The heartbreaking scenes of migrants drowning in the waters of Italy as they seek to gain access to Europe have focused urgent attention on the dreadful humanitarian catastrophe occurring off Europe’s shores.

The overloaded fishing boats are the modern day equivalent of the coffin ships that up to a million Irish sailed in trying to reach their brave new world during Famine times.

Like the Irish, the refugees on board are fleeing terrible destruction in their own countries and are desperate for a chance at life elsewhere.

Like the Irish too, they are being vilified and stereotyped as barbarian like creatures seeking to live off the host country.

The hapless migrants are abused in every way possible, paying extortionate rates to smugglers and corrupt Libyan police and enduring massive hardship on the voyage itself, often ending in death.

For those turned back there is only life in refugee camps in Libya, vividly described as hell holes in a New York Times report which followed two eight-year-old Eritrean boys as they languished there after their boat got turned back.

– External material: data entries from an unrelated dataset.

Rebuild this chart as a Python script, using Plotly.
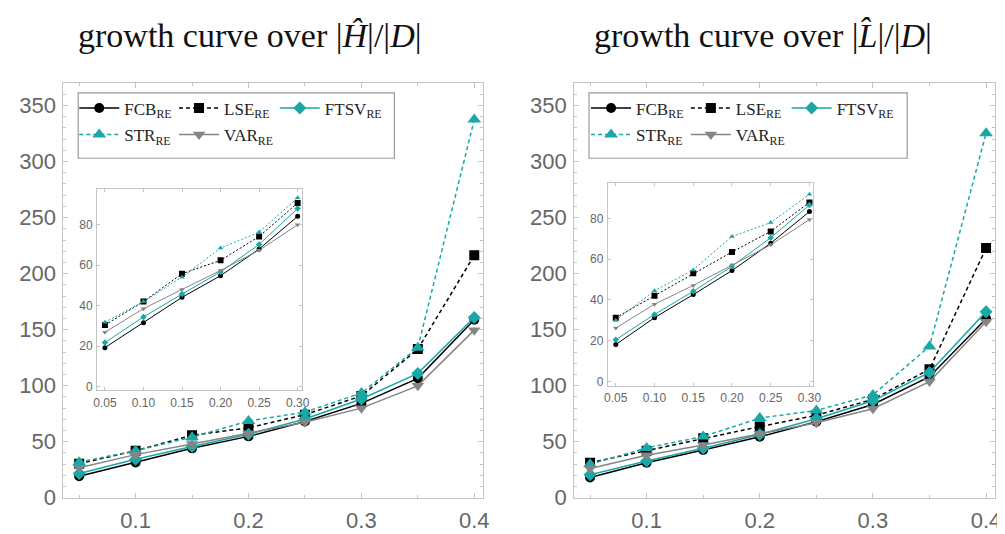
import plotly.graph_objects as go

x_vals = [0.05, 0.10, 0.15, 0.20, 0.25, 0.30, 0.35, 0.40]

# Left panel: growth curve over |H^|/|D|
H_FCB = [19.2, 31.5, 44.1, 54.8, 68.0, 84.2, 106.6, 158.9]
H_LSE = [30.4, 42.0, 55.8, 62.4, 74.2, 90.8, 132.7, 216.4]
H_FTSV = [21.7, 34.4, 45.7, 56.7, 70.3, 88.1, 111.0, 160.9]
H_STR = [31.8, 42.0, 54.1, 68.5, 76.4, 93.4, 133.9, 337.5]
H_VAR = [26.8, 38.5, 48.0, 57.4, 67.4, 80.0, 99.9, 149.6]

# Right panel: growth curve over |L^|/|D|
L_FCB = [18.1, 31.3, 42.6, 54.4, 67.8, 83.3, 108.0, 159.7]
L_LSE = [31.3, 42.0, 53.1, 63.5, 73.6, 87.8, 114.7, 222.8]
L_FTSV = [20.5, 32.9, 44.2, 56.5, 70.5, 86.5, 111.8, 166.1]
L_STR = [29.9, 44.5, 54.7, 71.1, 77.9, 91.8, 135.1, 325.3]
L_VAR = [26.2, 37.9, 47.1, 57.1, 67.0, 79.4, 103.7, 157.0]

titles = ["growth curve over |<i>Ĥ</i>|/|<i>D</i>|",
          "growth curve over |<i>L\u0302</i>|/|<i>D</i>|"]
inset_n = 6  # inset shows first six points (0.05..0.30)

TEAL = "#1aa7a7"
GRAY = "#858585"
series_style = [
    ("FCB", "black", "solid", "circle", 10),
    ("LSE", "black", "4px,3px", "square", 10),
    ("FTSV", TEAL, "solid", "diamond", 10),
    ("STR", TEAL, "4px,3px", "triangle-up", 12),
    ("VAR", GRAY, "solid", "triangle-down", 11),
]
panels = [[H_FCB, H_LSE, H_FTSV, H_STR, H_VAR], [L_FCB, L_LSE, L_FTSV, L_STR, L_VAR]]

W, H = 1005, 534
fig = go.Figure()

def px(v):
    return v / W

def py(v):
    return 1 - v / H

main_dom = [((52, 477), (77, 502)), ((569, 995), (77, 502))]
inset_dom = [((86, 293), (186, 392)), ((603, 811), (179, 387))]

# legend entry positions (sample-line start x, row centre y) per panel
legend_cols = [[79, 180, 282], [597, 698, 800]]
legend_rows = [107, 134]
entry_grid = [(0, 0), (0, 1), (0, 2), (1, 0), (1, 1)]

def lgname(p, i):
    k = p * 5 + i + 1
    return "legend" if k == 1 else f"legend{k}"

for p in range(2):
    data = panels[p]
    xa_main = "x" if p == 0 else "x2"
    ya_main = "y" if p == 0 else "y2"
    xa_in = "x3" if p == 0 else "x4"
    ya_in = "y3" if p == 0 else "y4"
    for i, (name, color, dash, sym, msize) in enumerate(series_style):
        fig.add_trace(go.Scatter(
            x=x_vals, y=data[i], mode="lines+markers",
            name=f"{name}<sub>RE</sub>",
            line=dict(color=color, width=1.5, dash=dash),
            marker=dict(color=color, symbol=sym, size=msize),
            xaxis=xa_main, yaxis=ya_main, legend=lgname(p, i), showlegend=True,
        ))
    for i, (name, color, dash, sym, msize) in enumerate(series_style):
        fig.add_trace(go.Scatter(
            x=x_vals[:inset_n], y=data[i][:inset_n], mode="lines+markers",
            line=dict(color=color, width=1, dash="2px,2px" if dash != "solid" else "solid"),
            marker=dict(color=color, symbol=sym, size=5 if i != 1 else 6),
            xaxis=xa_in, yaxis=ya_in, showlegend=False,
        ))

frame = "#c4c4c4"
tickfont_main = dict(family="Liberation Sans, Arial, sans-serif", size=22, color="#666666")
tickfont_in = dict(family="Liberation Sans, Arial, sans-serif", size=12, color="#666666")

def main_x(dom):
    return dict(domain=[px(dom[0]), px(dom[1])], range=[0.036, 0.408],
                tickvals=[0.1, 0.2, 0.3, 0.4], ticktext=["0.1", "0.2", "0.3", "0.4"],
                showgrid=False, zeroline=False, showline=True, linecolor=frame,
                linewidth=1, mirror="ticks", ticks="inside", ticklen=5, tickcolor=frame,
                minor=dict(dtick=0.05, tick0=0.0, ticks="inside", ticklen=3, tickcolor=frame),
                tickfont=tickfont_main, ticklabelstandoff=3, ticklabeloverflow="allow")

def main_y(dom, anchor):
    return dict(domain=[py(dom[1]), py(dom[0])], range=[0, 370], anchor=anchor,
                tickvals=[0, 50, 100, 150, 200, 250, 300, 350],
                showgrid=False, zeroline=False, showline=True, linecolor=frame,
                linewidth=1, mirror="ticks", ticks="inside", ticklen=5, tickcolor=frame,
                minor=dict(dtick=10, ticks="inside", ticklen=3, tickcolor=frame),
                tickfont=tickfont_main, ticklabelstandoff=2, ticklabeloverflow="allow")

def inset_x(dom, anchor):
    return dict(domain=[px(dom[0]), px(dom[1])], range=[0.0397, 0.305], anchor=anchor,
                tickvals=[0.05, 0.10, 0.15, 0.20, 0.25, 0.30], tickformat=".2f",
                showgrid=False, zeroline=False, showline=True, linecolor=frame,
                linewidth=1, mirror="ticks", ticks="inside", ticklen=3, tickcolor=frame,
                tickfont=tickfont_in, ticklabelstandoff=1)

def inset_y(dom, anchor):
    return dict(domain=[py(dom[1]), py(dom[0])], range=[-2, 97.5], anchor=anchor,
                tickvals=[0, 20, 40, 60, 80],
                showgrid=False, zeroline=False, showline=True, linecolor=frame,
                linewidth=1, mirror="ticks", ticks="inside", ticklen=3, tickcolor=frame,
                tickfont=tickfont_in, ticklabelstandoff=1)

fig.update_layout(
    width=W, height=H, margin=dict(l=0, r=0, t=0, b=0),
    paper_bgcolor="white", plot_bgcolor="white",
    xaxis=dict(main_x(main_dom[0][0]), anchor="y"),
    yaxis=main_y(main_dom[0][1], "x"),
    xaxis2=dict(main_x(main_dom[1][0]), anchor="y2"),
    yaxis2=main_y(main_dom[1][1], "x2"),
    xaxis3=inset_x(inset_dom[0][0], "y3"),
    yaxis3=inset_y(inset_dom[0][1], "x3"),
    xaxis4=inset_x(inset_dom[1][0], "y4"),
    yaxis4=inset_y(inset_dom[1][1], "x4"),
    showlegend=True,
)

legfont = dict(family="Liberation Serif, DejaVu Serif, serif", size=17, color="#222222")
leg_common = dict(orientation="v", bgcolor="rgba(0,0,0,0)", borderwidth=0, font=legfont,
                  itemwidth=40, xanchor="left", yanchor="middle", itemsizing="trace")
for p in range(2):
    for i in range(5):
        r, c = entry_grid[i]
        fig.update_layout(**{lgname(p, i): dict(leg_common,
                                                 x=px(legend_cols[p][c] - 16),
                                                 y=py(legend_rows[r] - 4))})

legend_box = [(67, 387, 87, 154), (584, 906, 87, 154)]
for p in range(2):
    x0, x1, y0, y1 = legend_box[p]
    fig.add_shape(type="rect", xref="paper", yref="paper",
                  x0=px(x0), x1=px(x1), y0=py(y1), y1=py(y0),
                  line=dict(color="#9a9a9a", width=1.2), fillcolor="rgba(0,0,0,0)", layer="above")

for p in range(2):
    xa_in = "x3" if p == 0 else "x4"
    ya_in = "y3" if p == 0 else "y4"
    fig.add_shape(type="rect", xref=f"{xa_in} domain", yref=f"{ya_in} domain",
                  x0=0, x1=1, y0=0, y1=1, fillcolor="white", line=dict(width=0), layer="below")

title_x = [241, 760]
for p in range(2):
    fig.add_annotation(text=titles[p], x=px(title_x[p]), y=py(28), xref="paper", yref="paper",
                       showarrow=False, xanchor="center", yanchor="middle",
                       font=dict(family="Liberation Serif, DejaVu Serif, serif", size=34, color="#111111"))

fig.write_html("out.html")
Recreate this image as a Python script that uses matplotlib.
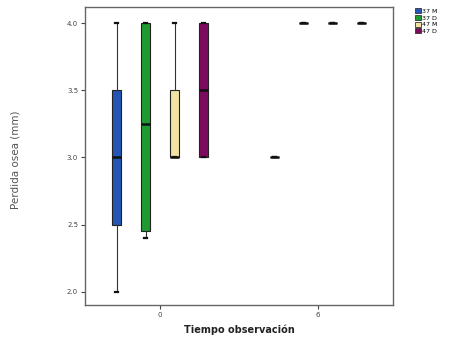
import matplotlib
matplotlib.use("Agg")
import matplotlib.pyplot as plt
from matplotlib.patches import Patch

groups = [0, 6]
series = ["37 M", "37 D", "47 M", "47 D"]
colors = ["#2455b5", "#1e9a30", "#f3e3a2", "#7d0a5f"]
offsets = [-1.65, -0.55, 0.55, 1.65]

# stats per series per group: (whislo, q1, med, q3, whishi)
stats_g0 = [
    (2.0, 2.5, 3.0, 3.5, 4.0),
    (2.4, 2.45, 3.25, 4.0, 4.0),
    (3.0, 3.0, 3.0, 3.5, 4.0),
    (3.0, 3.0, 3.5, 4.0, 4.0),
]
stats_g6 = [
    (3.0, 3.0, 3.0, 3.0, 3.0),
    (4.0, 4.0, 4.0, 4.0, 4.0),
    (4.0, 4.0, 4.0, 4.0, 4.0),
    (4.0, 4.0, 4.0, 4.0, 4.0),
]
all_stats = [stats_g0, stats_g6]

fig = plt.figure(figsize=(4.55, 3.39), dpi=100)
ax = fig.add_axes([0.187, 0.100, 0.677, 0.879])

for g, gstats in zip(groups, all_stats):
    for i, s in enumerate(gstats):
        lo, q1, med, q3, hi = s
        st = [dict(whislo=lo, q1=q1, med=med, q3=q3, whishi=hi, fliers=[])]
        ax.bxp(st, positions=[g + offsets[i]], widths=0.36, patch_artist=True,
               showfliers=False,
               boxprops=dict(facecolor=colors[i], edgecolor="#222222", linewidth=0.8),
               medianprops=dict(color="#111111", linewidth=1.8),
               whiskerprops=dict(color="#333333", linewidth=0.8),
               capprops=dict(color="#111111", linewidth=1.6),
               capwidths=0.12)

ax.set_xlim(-2.85, 8.86)
ax.set_ylim(1.9, 4.12)
ax.set_xticks(groups)
ax.set_xticklabels([str(g) for g in groups], fontsize=5, color="#444444")
ax.set_yticks([2.0, 2.5, 3.0, 3.5, 4.0])
ax.set_yticklabels(["2.0", "2.5", "3.0", "3.5", "4.0"], fontsize=5, color="#444444")
ax.tick_params(length=3, width=0.8, color="#444444", pad=2)
for sp in ax.spines.values():
    sp.set_color("#666666")
    sp.set_linewidth(1.0)

ax.set_xlabel("Tiempo observación", fontsize=7, fontweight="bold", color="#222222", labelpad=5)
fig.text(0.035, 0.53, "Perdida osea (mm)", rotation=90, fontsize=7.5, color="#555555",
         ha="center", va="center")

handles = [Patch(facecolor=c, edgecolor="#333333", linewidth=0.6) for c in colors]
fig.legend(handles, series, loc="upper left", bbox_to_anchor=(0.905, 0.985),
           frameon=False, fontsize=4.5, handlelength=0.9, handleheight=0.9,
           labelspacing=0.15, handletextpad=0.3, borderpad=0.0)

fig.savefig("out.png", dpi=100)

it did not have to be so. The Italian government under its program of Mare Nostrum, “Our Sea,” successfully intercepted the vast majority of the boats before they entered deep waters and ensured that thousands of lives were saved. Then in a cost cutting move the European Union stopped the Mare Nostrum patrols and introduced a far less expansive scheme that has proven an abject failure.

Now, given the hideous outcome of their failed policy, they are quickly reverting to the Italian model again.

But the deeper questions need to be addressed. The seas between Libya and Italy are where the third word meets the first, where grinding poverty and hopeless lives for millions translate into sea journeys, like the Irish in Famine times, that will end in disaster for many.

Yet they keep coming, an example of how desperate they truly are.

And there is real humanity on the other side of the divide, Last week a yacht carrying refugees from Eritrea broke up near the Greek island of Crete, pictures of the dead and drowning were contrasted with the incredible bravery of one Greek off duty policeman who single-handedly saved 20 lives and said he only wishes he could have saved more.

The vexed question of refugees has bedeviled the European Union for several years now since Libya became a country effectively without a government, and strife in Syria and elsewhere in the Middle East has forced millions to flee.

But the beginning of a coherent policy must start with saving the lives of the innocent. In this regard the Irish government decision to add its efforts to stem the tide of dead refugees is to be welcomed.

The Irish of any European country know what it is like to flee persecution and famine. The ghosts of the Famine coffin ships would demand nothing else.